Now even the pro-tollers are beginning to experience what the rest of us do in dealing with TxDOT….betrayal, empty promises, and an elaborate shell game. Just like Bexar County Commissioner Lyle Larson said, working with TxDOT is like working with a “snake oil salesman.”
Wear: What did TxDOT not know, and when?
Steamed senator wonders why TxDOT pulling funding for toll road plan after politically risky vote in October
Monday, December 17, 2007
Kirk Watson is not happy.
State Sen. Watson, you see, and 14 of his Central Texas colleagues pretty much put their posteriors on the line in October, approving a toll road plan despite gathering evidence that voting for tollways can be hazardous to your political health.
Then, in late November, less than two months later, the Texas Department of Transportation decided to cut off spending on new construction starting in February, a move that could threaten those Austin toll projects.

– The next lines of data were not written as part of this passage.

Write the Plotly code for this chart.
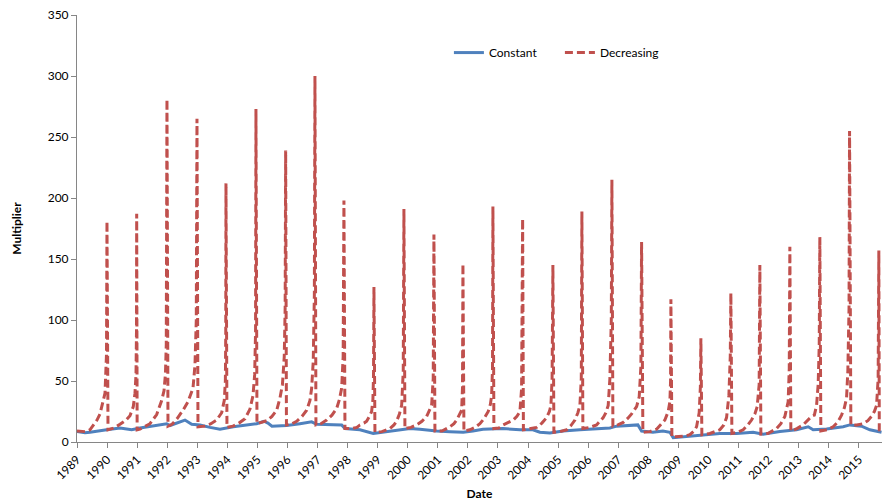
import plotly.graph_objects as go

# ---- data ----
year_ticks = list(range(1989, 2016))
year_labels = [str(y) for y in year_ticks]

const_x = [1989.000, 1989.266, 1989.432, 1989.765, 1989.987, 1990.430, 1990.819, 1991.095,
           1991.650, 1991.982, 1992.092, 1992.315, 1992.591, 1992.814, 1993.090, 1993.422,
           1993.754, 1994.197, 1994.642, 1994.975, 1995.217, 1995.350, 1995.483, 1995.972,
           1996.414, 1996.803, 1996.970, 1997.412, 1997.801, 1997.911, 1998.409, 1998.851,
           1999.407, 2000.072, 2000.404, 2000.959, 2001.402, 2001.844, 2002.166, 2002.499,
           2003.164, 2003.729, 2004.161, 2004.394, 2004.726, 2005.159, 2005.724, 2006.279,
           2006.721, 2006.944, 2007.486, 2007.652, 2007.775, 2008.151, 2008.484, 2008.716,
           2008.826, 2009.271, 2009.823, 2010.378, 2010.934, 2011.486, 2011.818, 2012.374,
           2012.929, 2013.315, 2013.481, 2013.926, 2014.478, 2014.701, 2015.089, 2015.366,
           2015.754]
const_y = [8.6, 7.5, 8, 9.5, 10, 11.5, 10, 11.5,
           14, 15, 13.5, 15.5, 18, 14.5, 14, 12,
           10.5, 12.5, 14, 15, 17, 15.5, 13, 13.5,
           15, 16.5, 14.5, 14, 14, 11, 10, 7,
           9, 11, 10.5, 9, 8.5, 8, 9, 10.5,
           11, 10, 10, 8, 7.3, 9, 10, 11,
           11.5, 13, 14, 14, 9, 8, 9, 8,
           3.5, 4.4, 5.7, 7, 7, 8, 6.3, 8.6,
           10, 12.5, 10, 10.7, 12.5, 14, 13, 10,
           8]

dec_x = [
    1989.000, 1989.266, 1989.432, 1989.542, 1989.665, 1989.765, 1989.864, 1989.931, 1989.981, 1989.997,
    1990.031, 1990.230, 1990.430, 1990.629, 1990.762, 1990.872, 1990.928, 1990.962, 1990.978, 1990.985,
    1991.000, 1991.095, 1991.427, 1991.650, 1991.816, 1991.893, 1991.942, 1991.969, 1991.992,
    1992.026, 1992.159, 1992.325, 1992.524, 1992.691, 1992.857, 1992.923, 1992.967, 1992.990,
    1993.023, 1993.256, 1993.455, 1993.645, 1993.811, 1993.897, 1993.934, 1993.947, 1993.954,
    1993.987, 1994.187, 1994.386, 1994.586, 1994.752, 1994.852, 1994.908, 1994.938, 1994.951,
    1994.985, 1995.151, 1995.317, 1995.483, 1995.640, 1995.749, 1995.832, 1995.892, 1995.922, 1995.939,
    1995.965, 1996.115, 1996.305, 1996.481, 1996.637, 1996.747, 1996.803, 1996.856, 1996.893, 1996.913,
    1996.946, 1997.113, 1997.302, 1997.478, 1997.635, 1997.728, 1997.801, 1997.851, 1997.877,
    1997.911, 1998.143, 1998.310, 1998.409, 1998.542, 1998.632, 1998.725, 1998.798, 1998.841, 1998.861, 1998.875,
    1998.908, 1999.141, 1999.407, 1999.540, 1999.629, 1999.722, 1999.796, 1999.849, 1999.872,
    1999.905, 2000.105, 2000.294, 2000.470, 2000.627, 2000.737, 2000.793, 2000.846, 2000.870,
    2000.903, 2001.136, 2001.402, 2001.535, 2001.624, 2001.717, 2001.791, 2001.820, 2001.834,
    2001.867, 2002.066, 2002.233, 2002.399, 2002.532, 2002.675, 2002.748, 2002.788, 2002.818, 2002.831,
    2002.864, 2003.031, 2003.174, 2003.330, 2003.506, 2003.629, 2003.729, 2003.785, 2003.819,
    2003.845, 2004.061, 2004.284, 2004.460, 2004.617, 2004.710, 2004.760, 2004.799, 2004.826,
    2004.859, 2005.059, 2005.282, 2005.425, 2005.558, 2005.657, 2005.724, 2005.770, 2005.790,
    2005.823, 2006.056, 2006.279, 2006.389, 2006.499, 2006.588, 2006.665, 2006.721, 2006.768, 2006.788,
    2006.821, 2006.987, 2007.164, 2007.320, 2007.443, 2007.609, 2007.696, 2007.752, 2007.775,
    2007.818, 2008.051, 2008.274, 2008.417, 2008.550, 2008.660, 2008.716, 2008.739, 2008.750,
    2008.783, 2009.049, 2009.248, 2009.381, 2009.514, 2009.604, 2009.690, 2009.730, 2009.747,
    2009.780, 2010.046, 2010.212, 2010.378, 2010.511, 2010.601, 2010.678, 2010.724, 2010.744,
    2010.778, 2010.977, 2011.153, 2011.309, 2011.432, 2011.542, 2011.619, 2011.685, 2011.708,
    2011.742, 2011.974, 2012.264, 2012.407, 2012.540, 2012.649, 2012.686, 2012.706,
    2012.739, 2012.939, 2013.148, 2013.304, 2013.427, 2013.520, 2013.594, 2013.647, 2013.683, 2013.703,
    2013.736, 2013.936, 2014.145, 2014.302, 2014.425, 2014.518, 2014.591, 2014.634, 2014.674, 2014.691,
    2014.734, 2014.933, 2015.143, 2015.299, 2015.422, 2015.516, 2015.589, 2015.642, 2015.665,
    2015.680, 2015.765,
]
dec_y = [
    9, 8.5, 10, 14, 18, 23, 32, 40, 72, 181,
    10, 11.5, 14.5, 18, 21.5, 29, 40, 55, 90, 187,
    10, 10.5, 15, 22.5, 34, 42, 56, 80, 281,
    13, 14.5, 19, 26, 33, 44, 63, 100, 265,
    12.5, 13, 15, 18, 24, 34, 50, 90, 212,
    12, 13, 15.5, 19, 27, 38, 55, 90, 273,
    15, 16, 17.5, 21, 26, 36, 47, 70, 110, 239,
    14, 14.5, 17, 21, 26, 34, 44, 66, 120, 300,
    14, 15, 18, 22, 27.5, 35, 44, 70, 198,
    11, 11, 12, 14, 15.5, 17, 21, 25, 35, 55, 127,
    8, 8.5, 11, 14, 17, 23, 30, 58, 191,
    11, 12, 14, 17, 21, 27, 30, 52, 170,
    9, 9, 12.5, 15, 18, 22, 26, 45, 146,
    9, 10, 12, 15, 19, 25, 31, 38, 60, 193,
    11, 11.5, 14, 16, 18, 21, 25, 44, 183,
    10, 11, 12, 15.5, 20, 25, 30, 52, 145,
    8, 8.5, 10, 13.5, 18, 24, 30, 52, 189,
    11, 12, 14, 17, 20, 24, 30, 52, 100, 215,
    13, 14, 16, 19.5, 23, 29, 37, 62, 164,
    8, 8.5, 10.5, 14, 18, 25, 33, 50, 117,
    4, 4.5, 5, 6, 9, 12.5, 24, 45, 85,
    6, 7, 8.5, 10, 14, 20, 38, 70, 122,
    7, 8, 10, 14, 18, 23, 29, 47, 145,
    6.5, 7, 11, 15, 21, 33, 60, 160,
    9, 11, 14, 17.5, 21, 22, 30, 47, 80, 168,
    9, 10, 12.5, 16.5, 22, 28, 36, 58, 110, 255,
    14, 14, 15, 17.5, 21, 25, 30, 52, 157,
    10, 10,
]

FONT = "Lato"
AXIS_GREY = "#868686"

fig = go.Figure()
fig.add_trace(go.Scatter(
    x=const_x, y=const_y, mode="lines", name="Constant",
    line=dict(color="#4F81BD", width=3),
))
fig.add_trace(go.Scatter(
    x=dec_x, y=dec_y, mode="lines", name="Decreasing",
    line=dict(color="#C0504D", width=3, dash="8px,4px"),
))

fig.update_layout(
    width=883, height=503,
    margin=dict(l=77, r=1, t=15, b=61),
    paper_bgcolor="white", plot_bgcolor="white",
    font=dict(family=FONT, size=12, color="#000000"),
    showlegend=True,
    legend=dict(
        orientation="h", x=0.462, y=0.912, xanchor="left", yanchor="middle",
        bgcolor="rgba(0,0,0,0)", font=dict(family=FONT, size=12),
        entrywidth=66, entrywidthmode="pixels",
    ),
    xaxis=dict(
        range=[1989, 2015.77], tickmode="array", tickvals=year_ticks, ticktext=year_labels,
        tickangle=-45, showgrid=False, zeroline=False,
        showline=True, linecolor=AXIS_GREY, linewidth=1,
        ticks="outside", ticklen=5, tickcolor=AXIS_GREY,
        title=dict(text="<b>Date</b>", font=dict(family=FONT, size=12), standoff=8),
        automargin=False,
    ),
    yaxis=dict(
        range=[0, 350], dtick=50, showgrid=False, zeroline=False,
        showline=True, linecolor=AXIS_GREY, linewidth=1,
        ticks="outside", ticklen=5, tickcolor=AXIS_GREY,
        title=dict(text="<b>Multiplier</b>", font=dict(family=FONT, size=12), standoff=23),
        automargin=False,
    ),
)

fig.write_html("out.html", config={"displayModeBar": False},
               post_script="document.body.style.margin='0';")
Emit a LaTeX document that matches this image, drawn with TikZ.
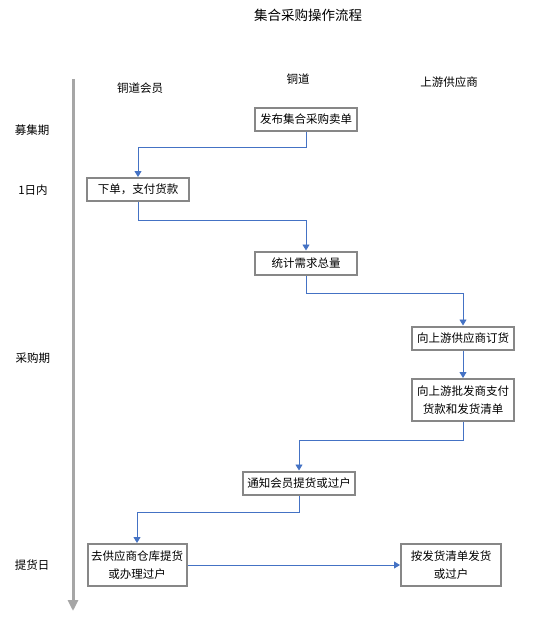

What Watson has asked TxDOT, and what others are wondering: What exactly did TxDOTnotknow about its financial pressures around Columbus Day, when the Capital Area Metropolitan Planning Organization board he chairs was authorizing five toll roads that TxDOT had conceived and pursued for four years?
That toll road vote, as Watson repeatedly pointed out in a letter last week to Texas Department of Transportation Executive Director Amadeo Saenz, was based upon a commitment from TxDOT that it would furnish up to $700 million of the $1.45 billion cost.
In fact, the words “committed,” “commitment” and “commitments” appear a total of nine times in the three-page letter from Watson. The senatorial grinding of teeth jumps off the page.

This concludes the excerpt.